Por Danilo Brandão
Prisão. Eis o que define nosso velho safado. Hank – como era conhecido – não era um exemplo, nem fazia questão de ser. Nunca foi um escritor convencional, nem haveria como ser. Sua poesia, sem métrica e rudimentar, irritava os críticos da época. Tais opositores a chamavam de amadora e suja.
A prosa, por sua vez, também não fugiu das duras críticas. Os temas escolhidos por Bukowski não agradavam a nata da intelectualidade estadunidense. Tudo bem, ele os odiava. Assim como odiava a quase todos em sua volta. Odiava até a si mesmo.
Buk jamais foi um exemplo de pessoa. Por alguma razão, nasceu sem compreender o jogo social. Aquele contrato invisível que fazemos ao nascer em uma sociedade organizada: sorria para os desconhecidos, ajude os idosos, faça sua doação anual para a igreja mais próxima, seja simpático em uma reunião de família…
Quase todos nós fazemos tais coisas sem ao menos nos darmos conta. Buk não fazia. Xingava todo esse jogo, todas as pessoas, todos os contratos. Bebia toda sua existência. Afogava-se na sociedade e em todas suas hipocrisias. Tragava cada dor que sentia e não eram poucas.
Seus romances, sua maior contribuição para o mundo literário, são um espelho de sua alma. Henry Chinaski é seu alter ego. A criação de Henry é uma tentativa de esconder-se em uma fresta de ficção em suas obras. Bukowski está nu em suas histórias. É ele escrevendo em cima de um alter ego. São seis romances e mais de 10 coletâneas de poesias, tudo sobre seu universo. Corridas de cavalos, prostitutas, bares e bebidas são os seus protagonistas. Amor, vazio e hipocrisia da sociedade norte americana são os seus temas. Nada em Buk foge disso.
A fascinação que o escritor gerou nos jovens da época pode ser explicada por esse caminho. Buk não fugia de si mesmo. Coisas que os intelectuais, em nenhum lugar do mundo, nunca foram muito bons em fazer. O poeta mostrou para uma geração que não adianta fugir dos seus monstros pessoais, eles sempre te perseguem. Por isso conseguiu, ainda em vida, sucesso em sua carreira literária. Um pouco tarde, é verdade. Bukowski trabalhou por mais de vinte anos no correio de sua cidade para manter-se, antes de, finalmente, explodir como escritor.
Nada de excessos ou longas descrições pomposas. Buk era avesso a tais mesquinharias da linguagem. Era seco, direto, como a vida. Seu mais célebre romance teve sua primeira edição publicada em 1978. Woman (“Mulheres”) é mais um flash da vida do poeta Henry Chinaski, mas, dessa vez, as protagonistas são as mulheres de Henry. Todas juntas – são mais de quinze! – formam uma só.

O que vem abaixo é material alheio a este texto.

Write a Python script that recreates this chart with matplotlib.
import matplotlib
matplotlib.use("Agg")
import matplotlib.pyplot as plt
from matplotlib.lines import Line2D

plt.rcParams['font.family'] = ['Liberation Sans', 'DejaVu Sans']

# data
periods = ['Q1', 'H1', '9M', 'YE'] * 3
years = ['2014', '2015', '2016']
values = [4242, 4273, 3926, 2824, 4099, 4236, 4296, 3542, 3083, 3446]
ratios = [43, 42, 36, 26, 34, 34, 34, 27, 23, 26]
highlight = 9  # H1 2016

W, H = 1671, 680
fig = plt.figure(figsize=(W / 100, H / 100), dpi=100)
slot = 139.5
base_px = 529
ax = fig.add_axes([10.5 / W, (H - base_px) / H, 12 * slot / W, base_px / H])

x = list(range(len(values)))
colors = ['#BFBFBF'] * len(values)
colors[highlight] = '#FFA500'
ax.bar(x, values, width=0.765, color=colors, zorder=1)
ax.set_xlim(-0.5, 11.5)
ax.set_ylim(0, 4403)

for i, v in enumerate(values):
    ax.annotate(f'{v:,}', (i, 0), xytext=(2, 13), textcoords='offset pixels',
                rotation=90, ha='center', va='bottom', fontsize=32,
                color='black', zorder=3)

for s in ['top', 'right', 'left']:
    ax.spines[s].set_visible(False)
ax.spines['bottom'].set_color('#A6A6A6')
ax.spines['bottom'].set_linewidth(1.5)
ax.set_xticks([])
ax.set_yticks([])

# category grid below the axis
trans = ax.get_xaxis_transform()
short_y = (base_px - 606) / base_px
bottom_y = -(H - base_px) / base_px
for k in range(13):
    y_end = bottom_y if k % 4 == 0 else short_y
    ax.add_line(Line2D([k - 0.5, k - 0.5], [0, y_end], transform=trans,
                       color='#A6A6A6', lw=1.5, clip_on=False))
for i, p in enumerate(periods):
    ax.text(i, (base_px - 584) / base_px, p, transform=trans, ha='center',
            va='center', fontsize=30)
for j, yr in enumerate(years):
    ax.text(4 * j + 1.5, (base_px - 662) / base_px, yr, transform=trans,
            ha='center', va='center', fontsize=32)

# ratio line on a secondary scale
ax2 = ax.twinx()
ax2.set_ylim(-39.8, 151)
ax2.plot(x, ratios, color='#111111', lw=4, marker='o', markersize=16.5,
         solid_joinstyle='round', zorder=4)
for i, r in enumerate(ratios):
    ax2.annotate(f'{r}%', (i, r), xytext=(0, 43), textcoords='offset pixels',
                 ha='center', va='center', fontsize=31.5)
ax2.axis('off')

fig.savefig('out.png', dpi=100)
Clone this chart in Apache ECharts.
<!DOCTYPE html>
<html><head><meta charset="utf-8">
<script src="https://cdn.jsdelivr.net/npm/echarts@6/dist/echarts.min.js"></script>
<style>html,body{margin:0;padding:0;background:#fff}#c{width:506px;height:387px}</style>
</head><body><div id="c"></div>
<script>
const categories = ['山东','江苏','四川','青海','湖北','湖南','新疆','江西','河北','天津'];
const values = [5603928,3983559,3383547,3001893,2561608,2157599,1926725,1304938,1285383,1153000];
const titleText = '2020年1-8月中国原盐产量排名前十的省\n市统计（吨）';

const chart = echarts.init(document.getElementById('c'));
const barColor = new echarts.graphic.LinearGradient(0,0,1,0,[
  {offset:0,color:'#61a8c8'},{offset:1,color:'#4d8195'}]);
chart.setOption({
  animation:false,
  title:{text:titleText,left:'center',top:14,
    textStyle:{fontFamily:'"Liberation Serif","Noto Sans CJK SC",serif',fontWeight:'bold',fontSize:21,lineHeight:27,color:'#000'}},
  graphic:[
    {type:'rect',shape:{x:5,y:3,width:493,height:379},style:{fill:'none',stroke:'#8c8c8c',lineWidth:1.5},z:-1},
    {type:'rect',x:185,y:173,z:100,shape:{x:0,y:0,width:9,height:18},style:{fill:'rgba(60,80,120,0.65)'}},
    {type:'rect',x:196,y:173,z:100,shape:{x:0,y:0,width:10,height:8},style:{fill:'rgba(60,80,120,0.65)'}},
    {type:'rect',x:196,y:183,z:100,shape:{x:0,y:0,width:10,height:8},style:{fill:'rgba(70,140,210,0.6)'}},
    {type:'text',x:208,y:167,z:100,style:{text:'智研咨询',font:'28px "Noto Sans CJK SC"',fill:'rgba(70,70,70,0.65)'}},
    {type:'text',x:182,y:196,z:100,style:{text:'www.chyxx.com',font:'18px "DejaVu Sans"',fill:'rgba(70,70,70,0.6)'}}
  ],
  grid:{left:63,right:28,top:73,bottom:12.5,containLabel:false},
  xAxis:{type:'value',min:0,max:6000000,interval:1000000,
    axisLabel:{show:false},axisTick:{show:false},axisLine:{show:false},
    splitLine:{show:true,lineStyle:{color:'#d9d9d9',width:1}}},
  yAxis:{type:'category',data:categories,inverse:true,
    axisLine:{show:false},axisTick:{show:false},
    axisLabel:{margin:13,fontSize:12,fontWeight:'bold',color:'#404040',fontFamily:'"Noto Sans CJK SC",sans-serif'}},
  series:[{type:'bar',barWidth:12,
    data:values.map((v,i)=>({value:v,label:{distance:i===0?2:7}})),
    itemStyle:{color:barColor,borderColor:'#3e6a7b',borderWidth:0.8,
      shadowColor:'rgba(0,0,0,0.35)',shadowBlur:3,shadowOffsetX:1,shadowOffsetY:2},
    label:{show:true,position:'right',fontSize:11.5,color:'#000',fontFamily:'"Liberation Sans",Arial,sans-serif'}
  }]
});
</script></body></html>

São personagens distintas, cada uma com características, visões de mundo, fisionomias diferentes. Entretanto, a junção de tais personagens é a personificação de uma coisa: o fracasso do ato de amar. Tudo que Henry vive no romance é para mostrar que, não importa quem você seja, não importa quem esteja do seu lado, o amor sempre fracassa.

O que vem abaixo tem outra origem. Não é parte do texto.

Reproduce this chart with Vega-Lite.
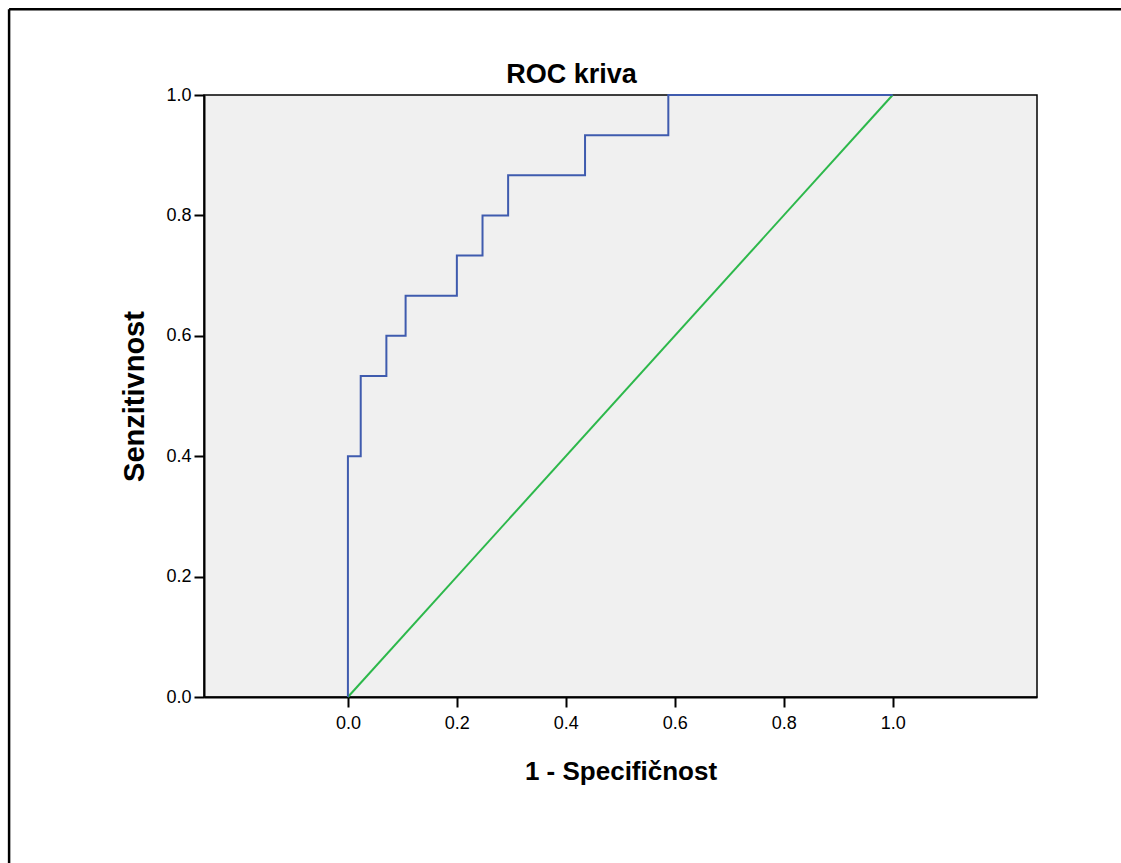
{
  "$schema": "https://vega.github.io/schema/vega-lite/v6.json",
  "width": 833,
  "height": 602,
  "autosize": {"type": "none"},
  "padding": {"left": 204, "top": 95, "right": 84, "bottom": 166},
  "background": "white",
  "title": {"text": "ROC kriva", "font": "Liberation Sans", "fontSize": 27, "fontWeight": "bold", "color": "#000000", "frame": "group", "anchor": "middle", "dx": -49, "offset": -81},
  "config": {
    "view": {"fill": "#f0f0f0", "stroke": "#000000", "strokeWidth": 1.5},
    "axis": {
      "grid": false,
      "domainColor": "#000000",
      "domainWidth": 2,
      "tickColor": "#000000",
      "tickWidth": 2,
      "tickSize": 10,
      "labelFont": "Liberation Sans",
      "labelFontSize": 18,
      "labelColor": "#000000",
      "titleFont": "Liberation Sans",
      "titleFontSize": 26,
      "titleFontWeight": "bold",
      "titleColor": "#000000"
    }
  },
  "datasets": {
    "roc": [
      {"i": 0, "fpr": 0, "tpr": 0},
      {"i": 1, "fpr": 0, "tpr": 0.4},
      {"i": 2, "fpr": 0.0235, "tpr": 0.5333},
      {"i": 3, "fpr": 0.0706, "tpr": 0.6},
      {"i": 4, "fpr": 0.1059, "tpr": 0.6667},
      {"i": 5, "fpr": 0.2, "tpr": 0.7333},
      {"i": 6, "fpr": 0.2471, "tpr": 0.8},
      {"i": 7, "fpr": 0.2941, "tpr": 0.8667},
      {"i": 8, "fpr": 0.4353, "tpr": 0.9333},
      {"i": 9, "fpr": 0.5882, "tpr": 1},
      {"i": 10, "fpr": 1, "tpr": 1}
    ],
    "ref": [
      {"i": 0, "fpr": 0, "tpr": 0},
      {"i": 1, "fpr": 1, "tpr": 1}
    ]
  },
  "layer": [
    {
      "data": {"name": "ref"},
      "mark": {"type": "line", "color": "#2db84b", "strokeWidth": 2},
      "encoding": {
        "x": {
          "field": "fpr", "type": "quantitative",
          "scale": {"domain": [-0.2642, 1.265], "nice": false, "zero": false},
          "axis": {"title": "1 - Specifičnost", "values": [0, 0.2, 0.4, 0.6, 0.8, 1.0], "format": ".1f", "labelPadding": 7, "titlePadding": 26}
        },
        "y": {
          "field": "tpr", "type": "quantitative",
          "scale": {"domain": [0, 1], "nice": false, "zero": false},
          "axis": {"title": "Senzitivnost", "values": [0, 0.2, 0.4, 0.6, 0.8, 1.0], "format": ".1f", "labelPadding": 3, "titlePadding": 16, "titleFontSize": 29}
        },
        "order": {"field": "i"}
      }
    },
    {
      "data": {"name": "roc"},
      "mark": {"type": "line", "interpolate": "step-after", "color": "#3f5bae", "strokeWidth": 2},
      "encoding": {
        "x": {"field": "fpr", "type": "quantitative"},
        "y": {"field": "tpr", "type": "quantitative"},
        "order": {"field": "i"}
      }
    },
    {
      "data": {"values": [{}]},
      "mark": {"type": "rule", "color": "#000000", "strokeWidth": 2.5, "clip": false},
      "encoding": {
        "x": {"datum": -0.622, "type": "quantitative"},
        "y": {"datum": 1.1424, "type": "quantitative"},
        "y2": {"datum": -0.3}
      }
    },
    {
      "data": {"values": [{}]},
      "mark": {"type": "rule", "color": "#000000", "strokeWidth": 2.5, "clip": false},
      "encoding": {
        "x": {"datum": -0.622, "type": "quantitative"},
        "x2": {"datum": 1.45},
        "y": {"datum": 1.1424, "type": "quantitative"}
      }
    }
  ]
}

Vocês sempre vão perder quando o assunto for amar. Seja ficando com o mesmo parceiro o resto da vida ou trocando como se troca de camisetas. Essa é a mensagem que o velho deixa para nós.
Seu pessimismo tem uma influência direta da obra de Fiódor Dostoiévski, suas angústias se assemelham às do escritor russo. Sua raiva e agressividade são facilmente, compreendidas em suas histórias.
Buk as escrevia, na maioria das vezes, bêbado. A cada linha que escrevia vivia um pouco mais. Sentia-se um pouco mais leve. Grita com o leitor, desabafa sua existência. Não pratica a autocensura. Pelo contrário, jorra seus pensamentos na folha de papel em branco.
O filósofo e crítico literário Jean Paul Sartre disse que Bukowski é o maior poeta da América. O que, francamente deixaria Buk incomodado. Ao maldizer a vida o escritor não queria ser compreendido, só queria livrar-se de sua existência.
Isso aqui não é um texto em sua homenagem. Situações como essa deixariam nosso velho safado desolado de tão triste. Isso é uma ode.
Viva Bukowski e sua crueza ao nos contar sobre a vida!